Traditional Ur-Bororo saying."

It's been in the making for quite a long time, but I finally finished The Quantity Theory of Insanity by Will Self. It is a bizarre book with an underpinning of radically absurd wit. Imagine a combination of The Sixth Sense, Six feet under and The Flying Circus and you get the beginning of it - literally (I am talking about the first story)! The book's format is a collection of six apparently unrelated short stories: The North London Book of the Dead, Ward 9, Understanding the Ur-Bororo, The Quantity Theory of Insanity, Mono-Cellular and finally Waiting. But on closer inspection, you'll notice that each story is cleverly linked with others by means of some peripheral character. For a good review & summary, check this - I personally just loved the Ur-Bororo story. Oh, and Waiting with the permanent suspension between immanence & imminence!

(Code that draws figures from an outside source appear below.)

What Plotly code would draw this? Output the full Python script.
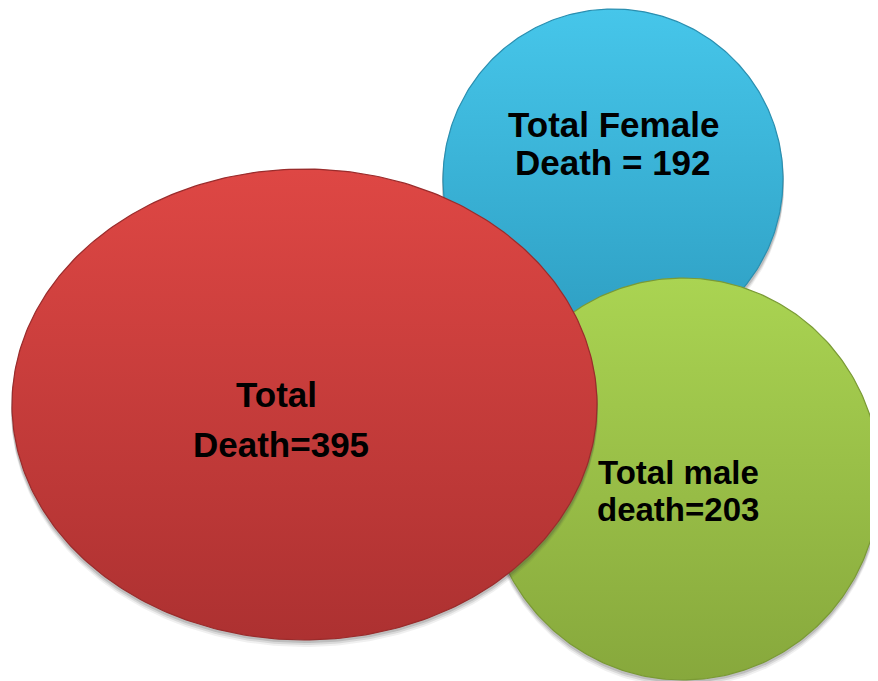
import numpy as np
import plotly.graph_objects as go

# ---- data ----
categories = ["Total", "Total Female", "Total male"]
value_prefix = ["Death=", "Death = ", "death="]
values = [395, 192, 203]

# ---- layout / style (pixel space, y downward) ----
W, H = 878, 681
OFF = 8  # browser body margin compensation
centers = {"Total": (304.5, 404.5), "Total Female": (613, 179), "Total male": (683, 479)}
radii = {"Total": (292.5, 235.5), "Total Female": (170, 170), "Total male": (197, 201)}
colors = {
    "Total": ("#de4744", "#ad3131"),
    "Total Female": ("#46c6ea", "#2d9dc1"),
    "Total male": ("#aad452", "#87a83c"),
}
edge = {"Total": "#9a2c2c", "Total Female": "#2a8fb0", "Total male": "#7a9a35"}
label_pos = {
    "Total": ((276, 394), (281, 444)),
    "Total Female": ((613, 124), (613, 162)),
    "Total male": ((678, 472), (678, 509)),
}
font_size = {"Total": 35, "Total Female": 35, "Total male": 33}
draw_order = ["Total Female", "Total male", "Total"]

t = np.linspace(0, 2 * np.pi, 361)

fig = go.Figure()
for name in draw_order:
    cx, cy = centers[name]
    rx, ry = radii[name]
    # soft shadow
    for dy, op in [(7, 0.08), (5, 0.12), (3, 0.18)]:
        fig.add_trace(go.Scatter(
            x=cx + (rx + 1) * np.cos(t), y=cy + dy + ry * np.sin(t),
            mode="lines", fill="toself", line=dict(width=0),
            fillcolor=f"rgba(60,60,60,{op})", hoverinfo="skip", showlegend=False))
    top, bot = colors[name]
    fig.add_trace(go.Scatter(
        x=cx + rx * np.cos(t), y=cy + ry * np.sin(t),
        mode="lines", fill="toself",
        line=dict(width=1.2, color=edge[name]),
        fillgradient=dict(type="vertical", colorscale=[[0, bot], [1, top]]),
        hoverinfo="skip", showlegend=False))

annotations = []
for name, pre, v in zip(categories, value_prefix, values):
    (x1, y1), (x2, y2) = label_pos[name]
    for (x, y), txt in (((x1, y1), name), ((x2, y2), f"{pre}{v}")):
        annotations.append(dict(
            x=x, y=y, xref="x", yref="y", text=f"<b>{txt}</b>", showarrow=False,
            xanchor="center", yanchor="middle",
            font=dict(family="Liberation Sans, Arial, sans-serif",
                      size=font_size[name], color="#000000")))

fig.update_layout(
    width=W, height=H, margin=dict(l=0, r=0, t=0, b=0),
    paper_bgcolor="white", plot_bgcolor="white",
    xaxis=dict(range=[OFF, W + OFF], visible=False, fixedrange=True),
    yaxis=dict(range=[H + OFF, OFF], visible=False, fixedrange=True),
    annotations=annotations, showlegend=False,
)
fig.write_html("out.html")
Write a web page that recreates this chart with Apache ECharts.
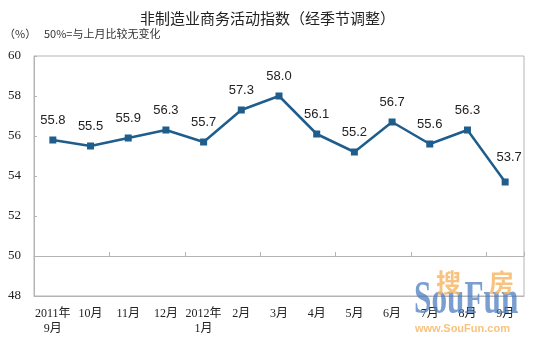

Which leads me to a quick parenthetical note: I do not want to boast my vocabulary, but it doesn't happen often in non-technical literature that I have to use the dictionary. Not so in this case! Maybe that has something to do with the fact that Self occasionally uses technical jargon, particularly when the subject matter is anthropology, or psychiatry, as in the namesake story where he actually develops said quantity theory, complete with footnotes and bibliography ("Hurst, P., 'Nailbiting in Bournemouth versus Bed-Wetting in Poole: Action and Amelioration', Journal of Psychology, March, 1976") And it comes across incredibly ... credibly! It's just too bad that the frequently quoted British Journal of Ephemera (BJE) does not appear to exist in this world - I'd be an avid reader!

The quantity theory itself is obviously true (please abstain from applying Popper to this one): There is only a limited amount of sanity in any given social grouping. Hence a decay in the mental health of one member actually increases other members' sanity. Read it to believe it - and have a swell time in the process!!

P.S. The uncharacteristically high density of exclamation marks in this post correlates closely with how much I like the book.